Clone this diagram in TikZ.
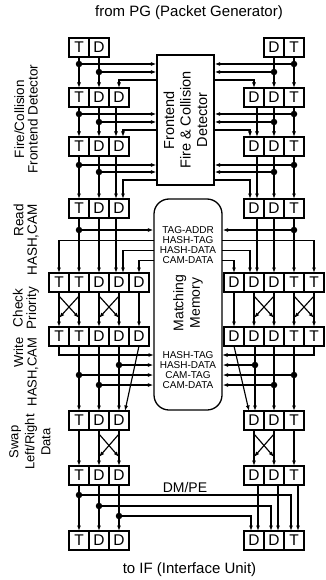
\documentclass[tikz,border=0pt]{standalone}
\usepackage{fontspec}
\setmainfont{Liberation Sans}
\usetikzlibrary{arrows.meta}
\newcommand\xcr[4]{%
  \draw[arr] (#1.south) -- (#3.north);
  \draw[arr] (#2.south) -- (#4.north);
  \draw[arr] ([yshift=-4pt]#1.south) -- ([yshift=9pt]#4.north);
  \draw[arr] ([yshift=-4pt]#2.south) -- ([yshift=9pt]#3.north);
}
\begin{document}
\begin{tikzpicture}[x=1pt,y=-1pt,
  cell/.style={draw,line width=1.3pt,minimum width=20pt,minimum height=19pt,inner sep=0pt,outer sep=0pt,font=\fontsize{15.5}{15.5}\selectfont},
  arr/.style={line width=1.15pt,-{Latex[length=5.5pt,width=4pt]}},
  dotn/.style={circle,fill,minimum size=6.5pt,inner sep=0pt},
  lbl/.style={rotate=90,font=\fontsize{13.5}{13.5}\selectfont,inner sep=0pt},
  memlbl/.style={font=\fontsize{10}{10}\selectfont,inner sep=0pt},
  big/.style={font=\fontsize{15}{15}\selectfont}
]
\useasboundingbox (0,0) rectangle (325,580);

% texts
\node[big] (title) at (189,13) {from PG (Packet Generator)};
\node[big] (foot) at (189.5,570) {to IF (Interface Unit)};
\node[lbl,align=center] (lab1) at (26,119) {Fire/Collision\\Frontend Detector};
\node[lbl,align=right] (lab2) at (26,240) {Read\\HASH,CAM};
\node[lbl,align=center] (lab3) at (26,308) {Check\\Priority};
\node[lbl,align=right,font=\fontsize{13}{13.5}\selectfont] (lab4) at (26,372) {Write\\HASH,CAM};
\node[lbl,align=center,font=\fontsize{13}{16}\selectfont] (lab5) at (30,442) {Swap\\Left/Right\\Data};
\node[font=\fontsize{14}{14}\selectfont] (dmpe) at (185,487) {DM/PE};

% cells
\node[cell] (l1t) at (79,47.5) {T};
\node[cell] (l1d) at (99,47.5) {D};
\node[cell] (r1d) at (274,47.5) {D};
\node[cell] (r1t) at (294,47.5) {T};
\foreach \rw/\y in {2/97.5,3/146.5,4/208.5,7/420.5,8/475.5,9/540.5}{
  \node[cell] (l\rw t) at (79,\y) {T};
  \node[cell] (l\rw d) at (99,\y) {D};
  \node[cell] (l\rw e) at (119,\y) {D};
  \node[cell] (r\rw e) at (254,\y) {D};
  \node[cell] (r\rw d) at (274,\y) {D};
  \node[cell] (r\rw t) at (294,\y) {T};
}
\foreach \rw/\y in {5/282.5,6/336.5}{
  \node[cell] (l\rw a) at (59,\y) {T};
  \node[cell] (l\rw b) at (79,\y) {T};
  \node[cell] (l\rw c) at (99,\y) {D};
  \node[cell] (l\rw d) at (119,\y) {D};
  \node[cell] (l\rw e) at (139,\y) {D};
  \node[cell] (r\rw a) at (234,\y) {D};
  \node[cell] (r\rw b) at (254,\y) {D};
  \node[cell] (r\rw c) at (274,\y) {D};
  \node[cell] (r\rw d) at (294,\y) {T};
  \node[cell] (r\rw e) at (314,\y) {T};
}

% frontend detector
\node[draw,line width=1.3pt,minimum width=57pt,minimum height=130pt,inner sep=0pt] (fe) at (185.5,120) {};
\node[rotate=90,align=center,font=\fontsize{14.5}{16.5}\selectfont] (fetext) at (fe.center) {Frontend\\Fire \& Collision\\Detector};

% matching memory
\node[draw,line width=1.3pt,rounded corners=15pt,minimum width=68pt,minimum height=211pt,inner sep=0pt] (mm) at (188,304.5) {};
\node[rotate=90,align=center,font=\fontsize{14}{16.5}\selectfont] (mmtext) at (188,303) {Matching\\Memory};
\node[memlbl] (m1) at (188,230) {TAG-ADDR};
\node[memlbl] (m2) at (188,240.5) {HASH-TAG};
\node[memlbl] (m3) at (188,250.5) {HASH-DATA};
\node[memlbl] (m4) at (188,260.5) {CAM-DATA};
\node[memlbl] (m5) at (188,355) {HASH-TAG};
\node[memlbl] (m6) at (188,365) {HASH-DATA};
\node[memlbl] (m7) at (188,375) {CAM-TAG};
\node[memlbl] (m8) at (188,385) {CAM-DATA};

% ---------- frontend stage, left
\node[dotn] (a1) at (79,64) {};
\node[dotn] (a2) at (99,72) {};
\draw[arr] (l1t.south) -- (l2t.north);
\draw[arr] (l1d.south) -- (l2d.north);
\draw[arr] (a1) -- (a1 -| fe.west);
\draw[arr] (a2) -- (a2 -| fe.west);
\coordinate (fl1) at (157,80);
\draw[arr] (fl1) -| (l2e.north);

\node[dotn] (b1) at (79,114) {};
\node[dotn] (b2) at (99,122) {};
\draw[arr] (l2t.south) -- (l3t.north);
\draw[arr] (l2d.south) -- (l3d.north);
\draw[arr] ([xshift=-3pt]l2e.south) -- ([xshift=-3pt]l3e.north);
\draw[arr] (b1) -- (b1 -| fe.west);
\draw[arr] (b2) -- (b2 -| fe.west);
\coordinate (fl2) at (157,130);
\draw[arr] (fl2) -| ([xshift=4pt]l3e.north);

\node[dotn] (c1) at (79,165) {};
\node[dotn] (c2) at (99,172) {};
\draw[arr] (l3t.south) -- (l4t.north);
\draw[arr] (l3d.south) -- (l4d.north);
\draw[arr] ([xshift=-3pt]l3e.south) -- ([xshift=-3pt]l4e.north);
\draw[arr] (c1) -- (c1 -| fe.west);
\draw[arr] (c2) -- (c2 -| fe.west);
\coordinate (fl3) at (157,180);
\draw[arr] (fl3) -| ([xshift=4pt]l4e.north);

% ---------- frontend stage, right
\node[dotn] (a3) at (294,64) {};
\node[dotn] (a4) at (274,72) {};
\draw[arr] (r1t.south) -- (r2t.north);
\draw[arr] (r1d.south) -- (r2d.north);
\draw[arr] (a3) -- (a3 -| fe.east);
\draw[arr] (a4) -- (a4 -| fe.east);
\coordinate (fr1) at (214,80);
\draw[arr] (fr1) -| (r2e.north);

\node[dotn] (b3) at (294,114) {};
\node[dotn] (b4) at (274,122) {};
\draw[arr] (r2t.south) -- (r3t.north);
\draw[arr] (r2d.south) -- (r3d.north);
\draw[arr] ([xshift=3pt]r2e.south) -- ([xshift=3pt]r3e.north);
\draw[arr] (b3) -- (b3 -| fe.east);
\draw[arr] (b4) -- (b4 -| fe.east);
\coordinate (fr2) at (214,130);
\draw[arr] (fr2) -| ([xshift=-4pt]r3e.north);

\node[dotn] (c3) at (294,165) {};
\node[dotn] (c4) at (274,172) {};
\draw[arr] (r3t.south) -- (r4t.north);
\draw[arr] (r3d.south) -- (r4d.north);
\draw[arr] ([xshift=3pt]r3e.south) -- ([xshift=3pt]r4e.north);
\draw[arr] (c3) -- (c3 -| fe.east);
\draw[arr] (c4) -- (c4 -| fe.east);
\coordinate (fr3) at (214,180);
\draw[arr] (fr3) -| ([xshift=-4pt]r4e.north);

% ---------- read stage
\node[dotn] (d1) at (79,230) {};
\draw[arr] (d1) -- (d1 -| mm.west);
\draw[arr] (l4t.south) -- (l5b.north);
\draw[arr] (l4d.south) -- (l5c.north);
\draw[arr] ([xshift=-3pt]l4e.south) -- ([xshift=-3pt]l5d.north);
\coordinate (ml1) at (154,240.5);
\coordinate (ml2) at (154,250.5);
\coordinate (ml3) at (154,260.5);
\draw[arr] (ml1) -| (l5a.north);
\draw[arr] (ml2) -| ([xshift=4pt]l5d.north);
\draw[arr] (ml3) -| (l5e.north);

\node[dotn] (d2) at (294,230) {};
\draw[arr] (d2) -- (d2 -| mm.east);
\draw[arr] (r4t.south) -- (r5d.north);
\draw[arr] (r4d.south) -- (r5c.north);
\draw[arr] ([xshift=3pt]r4e.south) -- ([xshift=3pt]r5b.north);
\coordinate (mr1) at (222,240.5);
\coordinate (mr2) at (222,250.5);
\coordinate (mr3) at (222,260.5);
\draw[arr] (mr1) -| (r5e.north);
\draw[arr] (mr2) -| ([xshift=-4pt]r5b.north);
\draw[arr] (mr3) -| (r5a.north);

% ---------- check priority
\xcr{l5a}{l5b}{l6a}{l6b}
\xcr{l5c}{l5d}{l6c}{l6d}
\draw[arr] (l5e.south) -- (l6e.north);
\draw[arr] (r5a.south) -- (r6a.north);
\xcr{r5b}{r5c}{r6b}{r6c}
\xcr{r5d}{r5e}{r6d}{r6e}

% ---------- write stage
\coordinate (mw1) at (154,355);
\draw[arr] (l6a.south) |- (mw1);
\node[dotn] (e1) at (119,365) {};
\node[dotn] (e2) at (79,375) {};
\node[dotn] (e3) at (99,385) {};
\draw[arr] (e1) -- (e1 -| mm.west);
\draw[arr] (e2) -- (e2 -| mm.west);
\draw[arr] (e3) -- (e3 -| mm.west);
\draw[arr] (l6b.south) -- (l7t.north);
\draw[arr] (l6c.south) -- (l7d.north);
\draw[arr] (l6d.south) -- (l7e.north);
\draw[arr] (l6e.south) -- ([xshift=6pt]l7e.north);

\coordinate (mw2) at (222,355);
\draw[arr] (r6e.south) |- (mw2);
\node[dotn] (f1) at (255,365) {};
\node[dotn] (f2) at (294,375) {};
\node[dotn] (f3) at (274,385) {};
\draw[arr] (f1) -- (f1 -| mm.east);
\draw[arr] (f2) -- (f2 -| mm.east);
\draw[arr] (f3) -- (f3 -| mm.east);
\draw[arr] ([xshift=1pt]r6b.south) -- ([xshift=1pt]r7e.north);
\draw[arr] (r6c.south) -- (r7d.north);
\draw[arr] (r6d.south) -- (r7t.north);
\draw[arr] (r6a.south) -- ([xshift=-5pt]r7e.north);

% ---------- swap stage
\draw[arr] (l7t.south) -- (l8t.north);
\xcr{l7d}{l7e}{l8d}{l8e}
\xcr{r7e}{r7d}{r8e}{r8d}
\draw[arr] (r7t.south) -- (r8t.north);

% ---------- DM/PE
\node[dotn] (g1) at (79,495) {};
\node[dotn] (g2) at (99,506) {};
\node[dotn] (g3) at (119,516) {};
\draw[arr] (l8t.south) -- (l9t.north);
\draw[arr] (l8d.south) -- (l9d.north);
\draw[arr] (l8e.south) -- (l9e.north);
\draw[arr] (g1) -| ([xshift=-3pt]r9t.north);
\draw[arr] (g2) -| ([xshift=-3pt]r9d.north);
\draw[arr] (g3) -| ([xshift=-3pt]r9e.north);
\draw[arr] ([xshift=4pt]r8e.south) -- ([xshift=4pt]r9e.north);
\draw[arr] ([xshift=4pt]r8d.south) -- ([xshift=4pt]r9d.north);
\draw[arr] ([xshift=4pt]r8t.south) -- ([xshift=4pt]r9t.north);
\end{tikzpicture}
\end{document}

Do this
Leave out the pictures, then repeat the listing above exactly from its first line to the line with "(0,0) rectangle (325,580);", inclusive.

Answer below
Clone this diagram in TikZ.
\documentclass[tikz,border=0pt]{standalone}
\usepackage{fontspec}
\setmainfont{Liberation Sans}
\usetikzlibrary{arrows.meta}
\newcommand\xcr[4]{%
  \draw[arr] (#1.south) -- (#3.north);
  \draw[arr] (#2.south) -- (#4.north);
  \draw[arr] ([yshift=-4pt]#1.south) -- ([yshift=9pt]#4.north);
  \draw[arr] ([yshift=-4pt]#2.south) -- ([yshift=9pt]#3.north);
}
\begin{document}
\begin{tikzpicture}[x=1pt,y=-1pt,
  cell/.style={draw,line width=1.3pt,minimum width=20pt,minimum height=19pt,inner sep=0pt,outer sep=0pt,font=\fontsize{15.5}{15.5}\selectfont},
  arr/.style={line width=1.15pt,-{Latex[length=5.5pt,width=4pt]}},
  dotn/.style={circle,fill,minimum size=6.5pt,inner sep=0pt},
  lbl/.style={rotate=90,font=\fontsize{13.5}{13.5}\selectfont,inner sep=0pt},
  memlbl/.style={font=\fontsize{10}{10}\selectfont,inner sep=0pt},
  big/.style={font=\fontsize{15}{15}\selectfont}
]
\useasboundingbox (0,0) rectangle (325,580);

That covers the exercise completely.